On Mon, Nov 15, 2010 at 11:33 AM, Murali Kumar <pthooran(a)hotmail.com> wrote:
Dear Wikimedia India,
As you probably aware the Govt. of India, immediately post Independence
started multiple Indian language encyclopedia projects to stream in Science
and Technology. The Tamil language encyclopedia was completed
[
http://en.wikipedia.org/wiki/Tamil_Encyclopedia]
I'm pleased to report Tamil Virtual University has scanned in the Tamil
Kalaikalanjiam / Tamil Encyclopedia [Please see Reference 1 below].
I was able to download the material via the wonderful wget command and the
'convert' (from imagemagick lib) in GNU/Linux. However each of the 10
volumes is close to 700 MB without compression.
I would imagine, the people behind this mammoth task (pre-internet era)
would have liked it to be merged into a Wiki type format, which would make
it a truly living document in-sync with the times.
I do not have any experience with 1) Tamil OCR software and 2) Automated
updates to Wikipedia.
Can anyone take the lead on this project ? It will help boost the number of
quality, articles in Indian languages.
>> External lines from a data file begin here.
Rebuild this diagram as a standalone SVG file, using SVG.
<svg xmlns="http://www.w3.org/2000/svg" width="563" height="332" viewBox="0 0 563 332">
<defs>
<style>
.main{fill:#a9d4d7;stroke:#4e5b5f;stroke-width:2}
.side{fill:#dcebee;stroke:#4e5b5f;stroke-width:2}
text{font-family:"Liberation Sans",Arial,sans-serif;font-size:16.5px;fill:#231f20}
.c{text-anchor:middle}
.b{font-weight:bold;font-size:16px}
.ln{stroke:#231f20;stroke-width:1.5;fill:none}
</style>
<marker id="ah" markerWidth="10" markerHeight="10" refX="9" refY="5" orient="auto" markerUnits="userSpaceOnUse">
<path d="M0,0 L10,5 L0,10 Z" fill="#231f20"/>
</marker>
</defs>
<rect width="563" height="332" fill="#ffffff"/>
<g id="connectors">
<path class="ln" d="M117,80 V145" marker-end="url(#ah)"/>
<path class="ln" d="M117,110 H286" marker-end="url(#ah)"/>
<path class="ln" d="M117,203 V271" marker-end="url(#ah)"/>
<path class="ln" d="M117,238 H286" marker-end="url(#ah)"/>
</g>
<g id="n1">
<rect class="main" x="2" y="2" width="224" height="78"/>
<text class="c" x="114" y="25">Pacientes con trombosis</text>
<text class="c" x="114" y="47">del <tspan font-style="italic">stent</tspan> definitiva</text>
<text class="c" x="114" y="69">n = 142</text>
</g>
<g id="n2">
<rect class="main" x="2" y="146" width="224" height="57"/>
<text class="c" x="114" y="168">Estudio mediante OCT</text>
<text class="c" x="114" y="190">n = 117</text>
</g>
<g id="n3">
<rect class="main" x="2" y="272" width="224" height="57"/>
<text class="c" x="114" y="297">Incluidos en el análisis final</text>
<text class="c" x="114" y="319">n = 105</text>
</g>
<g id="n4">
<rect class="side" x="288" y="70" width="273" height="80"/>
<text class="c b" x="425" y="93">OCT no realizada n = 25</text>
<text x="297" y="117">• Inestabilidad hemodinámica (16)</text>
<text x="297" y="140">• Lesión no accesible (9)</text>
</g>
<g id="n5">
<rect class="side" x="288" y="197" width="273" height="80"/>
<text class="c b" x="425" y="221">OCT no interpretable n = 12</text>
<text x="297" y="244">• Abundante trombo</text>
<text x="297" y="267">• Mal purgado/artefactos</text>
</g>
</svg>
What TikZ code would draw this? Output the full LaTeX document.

The Children's encyclopedia is being
scanned and has a lot of great visual content.
I have uploaded a sample (10 MB) PDF file at
https://sites.google.com/site/periasamythooran/kalaikalanjiam/kalaikalanjia…
do we have license to adopt or use this material for tamil wikipedia?
I am working on a similar plan with Marathi Viswakosh project in Mumbai.
--
GN